One such area is turn/mill and the main focus for FeatureCAM 2015 in this area is the addition of support for steady rests, tail stocks and part catchers.

These can now be automatically added not only into the NC code (which previously would have been a manual process), but also in the simulation process.

When you’re dealing with turn/mills at the more complex end of the spectrum, these types of tools and the ability to simulate their movement accurately is fundamental.


FeatureCAM is an interesting beast. Its roots are undoubtedly in production machining but its development is following the trends in the machining world at large.

While many machine shops might have stuck with 3-axis machining for the majority of their work, today’s shops are looking to increase their capability and equally, increase their throughput.

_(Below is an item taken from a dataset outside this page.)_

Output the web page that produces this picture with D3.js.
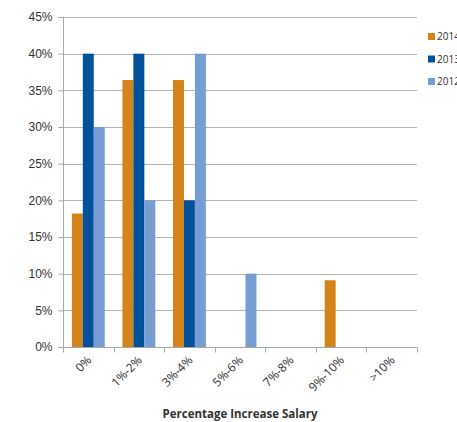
<!DOCTYPE html>
<html>
<head>
<meta charset="utf-8">
<script src="https://cdn.jsdelivr.net/npm/d3@7/dist/d3.min.js"></script>
<style>
  html, body { margin: 0; padding: 0; background: #fff; }
  svg { display: block; font-family: "Open Sans", "DejaVu Sans", sans-serif; }
</style>
</head>
<body>
<svg id="chart" width="457" height="422"></svg>
<script>
const categories = ["0%", "1%-2%", "3%-4%", "5%-6%", "7%-8%", "9%-10%", ">10%"];
const seriesNames = ["2014", "2013", "2012"];
const values2014 = [18.2, 36.4, 36.4, 0, 0, 9.1, 0];
const values2013 = [40, 40, 20, 0, 0, 0, 0];
const values2012 = [30, 20, 40, 10, 0, 0, 0];
const colors = ["#D4821A", "#00529B", "#759DD4"];
const yTicks = [0, 5, 10, 15, 20, 25, 30, 35, 40, 45];

const series = [values2014, values2013, values2012];
const svg = d3.select("#chart");

const plotLeft = 63, plotRight = 417, plotTop = 17, plotBottom = 347;

const x = d3.scaleBand().domain(categories).range([plotLeft, plotRight]).paddingInner(0.35).paddingOuter(0.175);
const xSub = d3.scaleBand().domain(seriesNames).range([0, x.bandwidth()]);
const y = d3.scaleLinear().domain([0, 45]).range([plotBottom, plotTop]);

// horizontal gridlines
svg.append("g")
  .selectAll("line")
  .data(yTicks.filter(d => d > 0))
  .join("line")
  .attr("x1", plotLeft).attr("x2", plotRight)
  .attr("y1", d => Math.round(y(d)) + 0.5).attr("y2", d => Math.round(y(d)) + 0.5)
  .attr("stroke", "#B4B4B4").attr("stroke-width", 1);

// bars
const groups = svg.append("g")
  .selectAll("g")
  .data(categories)
  .join("g")
  .attr("transform", d => `translate(${x(d)},0)`);

groups.selectAll("rect")
  .data((c, i) => seriesNames.map((s, k) => ({ s, k, v: series[k][i] })))
  .join("rect")
  .attr("x", d => xSub(d.s))
  .attr("width", xSub.bandwidth())
  .attr("y", d => y(d.v))
  .attr("height", d => y(0) - y(d.v))
  .attr("fill", d => colors[d.k]);

// y axis
const yAxis = d3.axisLeft(y).tickValues(yTicks).tickFormat(d => d + "%").tickSize(5).tickPadding(6);
const gy = svg.append("g").attr("transform", `translate(${plotLeft + 0.5},0)`).call(yAxis);
gy.select(".domain").attr("stroke", "#A8A8A8").attr("d", `M-5,${plotTop + 0.5}H0V${plotBottom + 0.5}H-5`);
gy.selectAll(".tick line").attr("stroke", "#A8A8A8");
gy.selectAll(".tick text").attr("font-size", 12).attr("fill", "#333");

// x axis
const xAxis = d3.axisBottom(x).tickSize(0).tickFormat("");
const gx = svg.append("g").attr("transform", `translate(0,${plotBottom + 0.5})`).call(xAxis);
gx.select(".domain").attr("stroke", "#A8A8A8").attr("d", `M${plotLeft},0H${plotRight}`);
const boundaries = d3.range(categories.length + 1).map(i => plotLeft + i * (plotRight - plotLeft) / categories.length);
gx.selectAll(".bound").data(boundaries).join("line")
  .attr("class", "bound")
  .attr("x1", d => Math.round(d) + 0.5).attr("x2", d => Math.round(d) + 0.5)
  .attr("y1", 0).attr("y2", 5)
  .attr("stroke", "#A8A8A8");

svg.append("g").selectAll("text")
  .data(categories)
  .join("text")
  .attr("transform", d => `translate(${x(d) + x.bandwidth() / 2 + 4},${plotBottom + 14}) rotate(-45)`)
  .attr("text-anchor", "end")
  .attr("font-size", 12)
  .attr("fill", "#333")
  .text(d => d);

// axis title
svg.append("text")
  .attr("x", (plotLeft + plotRight) / 2)
  .attr("y", 418)
  .attr("text-anchor", "middle")
  .attr("font-size", 11.5)
  .attr("font-weight", "bold")
  .attr("fill", "#333")
  .text("Percentage Increase Salary");

// legend
const legend = svg.append("g").attr("transform", "translate(428,33)");
const items = legend.selectAll("g").data(seriesNames).join("g")
  .attr("transform", (d, i) => `translate(0,${i * 22.5})`);
items.append("rect").attr("width", 7).attr("height", 7).attr("fill", (d, i) => colors[i]);
items.append("text").attr("x", 9).attr("y", 7).attr("font-size", 10).attr("fill", "#333").text(d => d);
</script>
</body>
</html>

Combined with the lowering costs of more advanced machine tools, particularly in the 5-axis and turn/mill world, it’s a rich time for those looking to invest in their future.

Of course, while the investment in new machining capability is one thing, the flip-side is that the capex equipment purchase requires that those responsible for programming those machines also need investment, both in terms of the software required to drive them efficiently, but also in terms of training.

By expanding FeatureCAM’s capabilities beyond 3-axis machining and lathe work, this learning process is eased.

The newer, more complex machines can be programmed without learning vast new swathes of software. Only the new modules have to be learnt, rather than starting from scratch.

We’re seeing more re-shoring of machining than in the last two years and that means that there are a lot of folks looking to update their CAM capabilities.

So while older plant will continue to be used, newer techniques need to be learned and implemented in NC code.

FeatureCAM stands to make the most of this, both for existing customers as well as new ones. It starts, cost effectively, with the basic tools, then lets you grow your CAM system as you grow your knowledge and capability.